*** EXERCISE MATERIAL ***
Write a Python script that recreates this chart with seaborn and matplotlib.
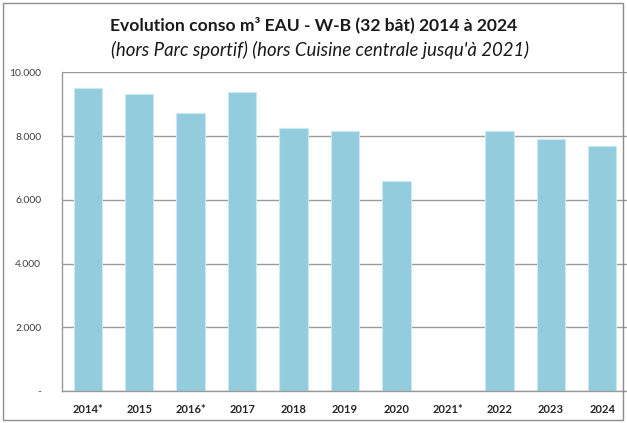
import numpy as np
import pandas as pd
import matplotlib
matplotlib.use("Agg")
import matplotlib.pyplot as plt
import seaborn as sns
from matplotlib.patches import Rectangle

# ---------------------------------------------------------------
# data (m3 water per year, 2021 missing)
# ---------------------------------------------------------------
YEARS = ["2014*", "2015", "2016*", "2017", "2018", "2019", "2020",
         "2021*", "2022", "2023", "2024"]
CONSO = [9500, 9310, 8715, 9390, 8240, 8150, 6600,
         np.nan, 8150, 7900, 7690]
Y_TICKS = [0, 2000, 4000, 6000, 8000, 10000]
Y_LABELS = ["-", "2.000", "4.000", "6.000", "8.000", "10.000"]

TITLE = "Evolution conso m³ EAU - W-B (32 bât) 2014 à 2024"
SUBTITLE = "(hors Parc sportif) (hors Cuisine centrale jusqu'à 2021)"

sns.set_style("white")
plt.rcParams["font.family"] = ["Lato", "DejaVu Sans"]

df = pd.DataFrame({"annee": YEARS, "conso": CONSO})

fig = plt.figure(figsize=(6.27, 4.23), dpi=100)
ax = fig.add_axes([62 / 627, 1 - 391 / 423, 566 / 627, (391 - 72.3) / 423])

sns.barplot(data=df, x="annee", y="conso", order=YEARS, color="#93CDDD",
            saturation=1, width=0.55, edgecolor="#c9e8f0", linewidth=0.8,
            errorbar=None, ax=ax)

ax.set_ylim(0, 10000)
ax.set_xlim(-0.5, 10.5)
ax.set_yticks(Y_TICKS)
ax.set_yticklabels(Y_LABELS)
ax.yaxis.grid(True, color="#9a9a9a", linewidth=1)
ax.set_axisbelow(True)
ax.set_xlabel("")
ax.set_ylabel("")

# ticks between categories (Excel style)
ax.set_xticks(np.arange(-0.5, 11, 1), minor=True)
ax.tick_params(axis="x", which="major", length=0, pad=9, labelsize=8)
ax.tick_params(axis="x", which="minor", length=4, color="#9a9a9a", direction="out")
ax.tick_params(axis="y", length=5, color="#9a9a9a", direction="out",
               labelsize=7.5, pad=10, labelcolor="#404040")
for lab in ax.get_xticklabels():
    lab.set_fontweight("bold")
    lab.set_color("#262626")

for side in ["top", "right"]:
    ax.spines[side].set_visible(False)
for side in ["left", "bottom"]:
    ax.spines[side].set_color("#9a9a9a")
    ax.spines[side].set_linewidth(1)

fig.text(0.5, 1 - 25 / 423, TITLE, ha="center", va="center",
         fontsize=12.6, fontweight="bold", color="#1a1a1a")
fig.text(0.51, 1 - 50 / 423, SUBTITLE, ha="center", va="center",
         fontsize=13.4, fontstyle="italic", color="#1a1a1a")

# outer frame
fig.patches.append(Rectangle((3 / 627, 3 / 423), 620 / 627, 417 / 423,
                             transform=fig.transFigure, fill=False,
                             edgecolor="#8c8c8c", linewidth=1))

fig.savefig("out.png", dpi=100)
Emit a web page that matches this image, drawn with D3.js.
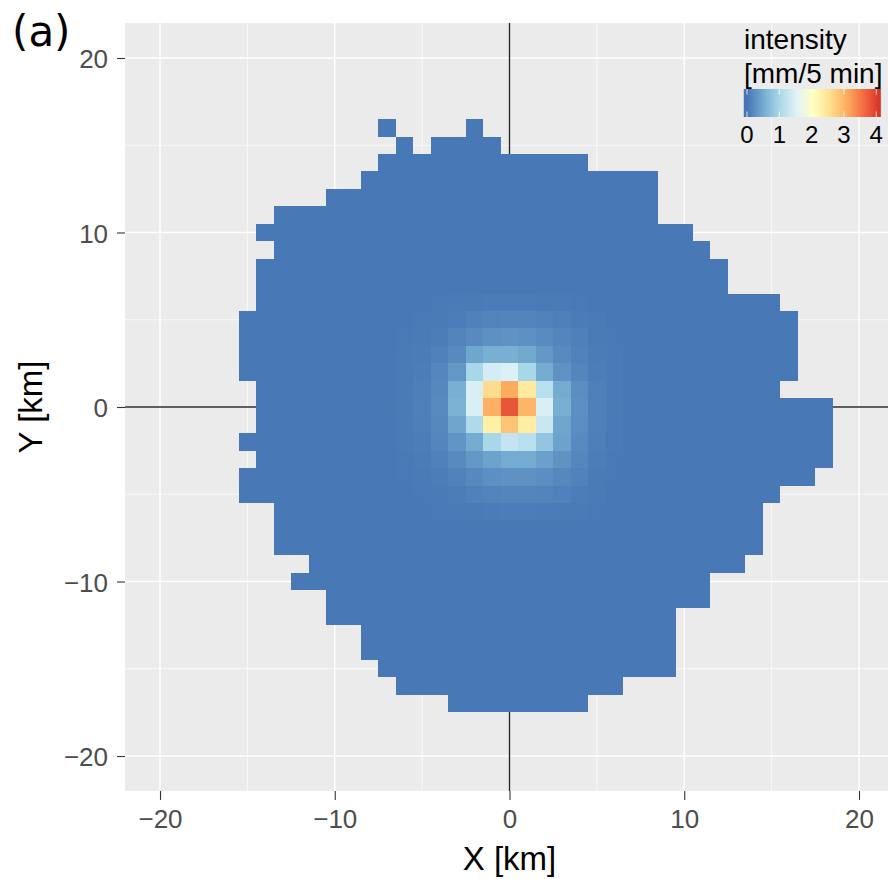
***
*TASK*: Copy, word for word, the entries above from the first line to the line that holds "from matplotlib.patches import Rectangle". Drop the pictures.

*CORRECT RESPONSE*:
Write a Python script that recreates this chart with seaborn and matplotlib.
import numpy as np
import pandas as pd
import matplotlib
matplotlib.use("Agg")
import matplotlib.pyplot as plt
import seaborn as sns
from matplotlib.patches import Rectangle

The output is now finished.